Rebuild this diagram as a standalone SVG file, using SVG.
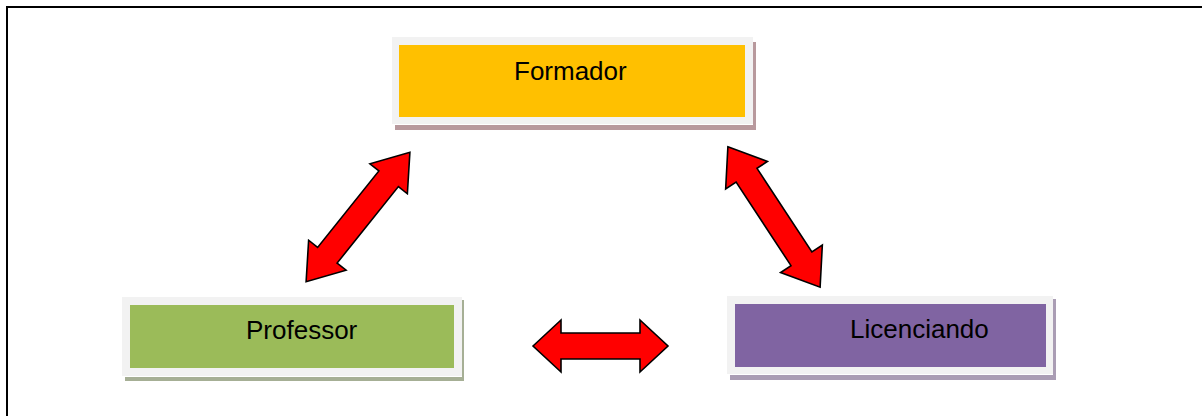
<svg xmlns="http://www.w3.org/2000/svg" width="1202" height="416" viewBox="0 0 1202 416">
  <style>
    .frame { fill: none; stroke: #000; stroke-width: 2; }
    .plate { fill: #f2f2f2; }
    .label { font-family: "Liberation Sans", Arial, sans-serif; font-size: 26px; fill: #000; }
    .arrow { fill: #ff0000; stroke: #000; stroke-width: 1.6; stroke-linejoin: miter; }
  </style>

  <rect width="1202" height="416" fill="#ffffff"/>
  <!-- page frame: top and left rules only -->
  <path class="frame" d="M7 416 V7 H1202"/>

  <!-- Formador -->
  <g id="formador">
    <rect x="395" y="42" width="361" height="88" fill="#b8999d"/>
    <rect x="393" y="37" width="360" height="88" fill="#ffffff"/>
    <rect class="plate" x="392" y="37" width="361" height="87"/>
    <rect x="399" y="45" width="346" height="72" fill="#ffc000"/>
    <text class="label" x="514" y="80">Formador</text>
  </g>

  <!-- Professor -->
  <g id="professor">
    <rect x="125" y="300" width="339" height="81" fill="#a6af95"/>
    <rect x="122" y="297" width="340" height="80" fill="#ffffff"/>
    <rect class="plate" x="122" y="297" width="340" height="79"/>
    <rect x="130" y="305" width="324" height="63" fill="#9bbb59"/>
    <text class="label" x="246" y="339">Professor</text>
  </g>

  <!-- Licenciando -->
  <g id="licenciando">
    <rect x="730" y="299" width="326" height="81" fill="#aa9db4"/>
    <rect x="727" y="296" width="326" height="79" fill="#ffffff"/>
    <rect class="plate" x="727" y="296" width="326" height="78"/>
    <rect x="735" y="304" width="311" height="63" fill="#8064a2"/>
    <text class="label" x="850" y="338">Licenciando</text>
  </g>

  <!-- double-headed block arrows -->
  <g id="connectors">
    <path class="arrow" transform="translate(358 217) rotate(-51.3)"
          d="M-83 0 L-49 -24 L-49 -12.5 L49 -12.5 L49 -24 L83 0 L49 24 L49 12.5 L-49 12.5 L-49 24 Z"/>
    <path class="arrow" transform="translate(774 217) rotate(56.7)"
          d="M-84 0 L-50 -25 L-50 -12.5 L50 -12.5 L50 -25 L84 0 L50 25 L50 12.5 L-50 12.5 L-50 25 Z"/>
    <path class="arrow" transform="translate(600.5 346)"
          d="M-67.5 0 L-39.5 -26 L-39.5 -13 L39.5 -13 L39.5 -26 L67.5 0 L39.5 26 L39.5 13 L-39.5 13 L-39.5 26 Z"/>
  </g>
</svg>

---

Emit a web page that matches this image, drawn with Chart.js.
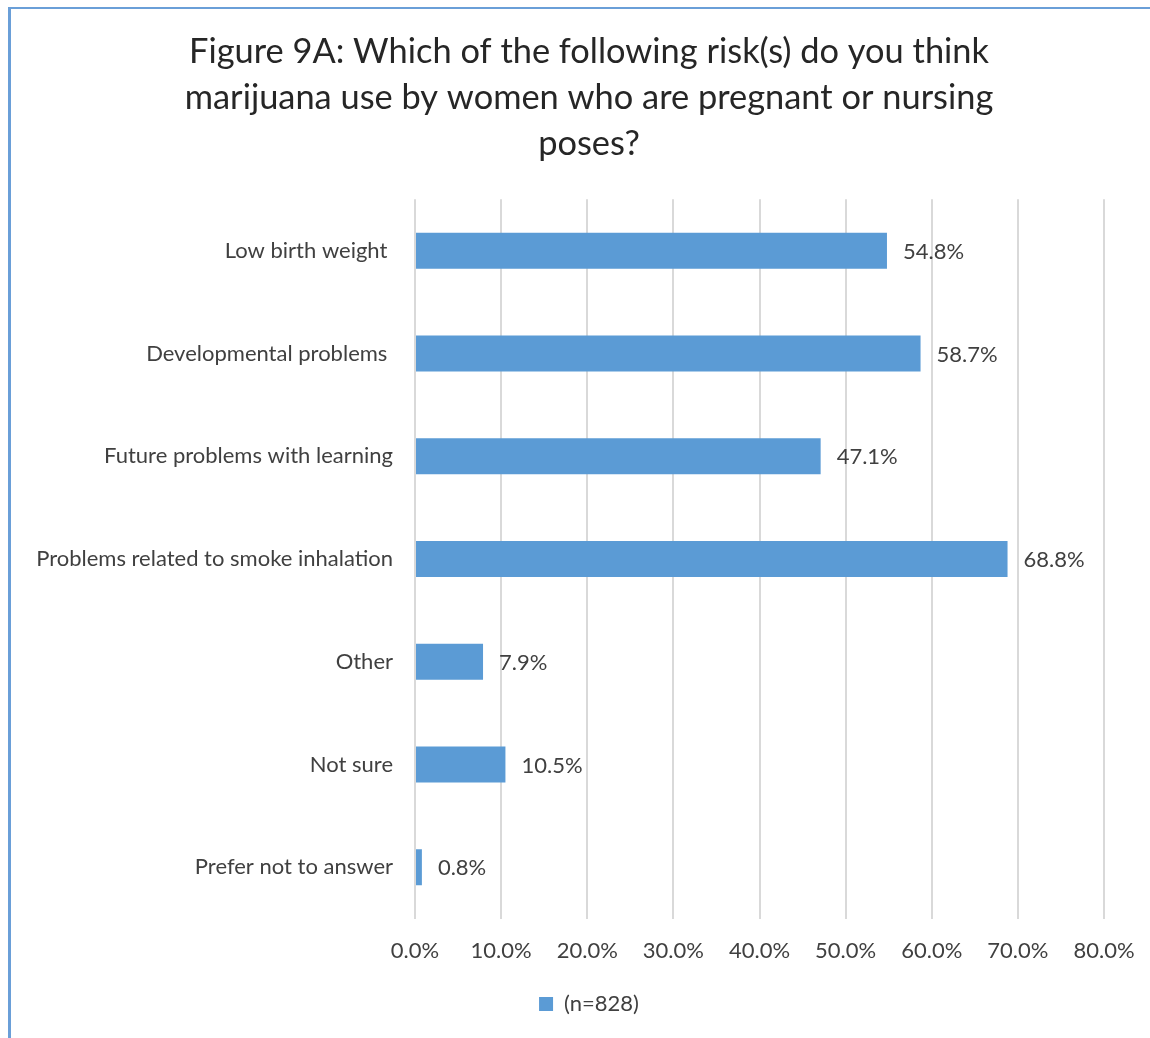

- [Exercise prompt]: From the entries, report each line that includes the word "page".

- [The output]:
  <!-- page frame: top and left rules only -->
Emit a web page that matches this image, drawn with Chart.js.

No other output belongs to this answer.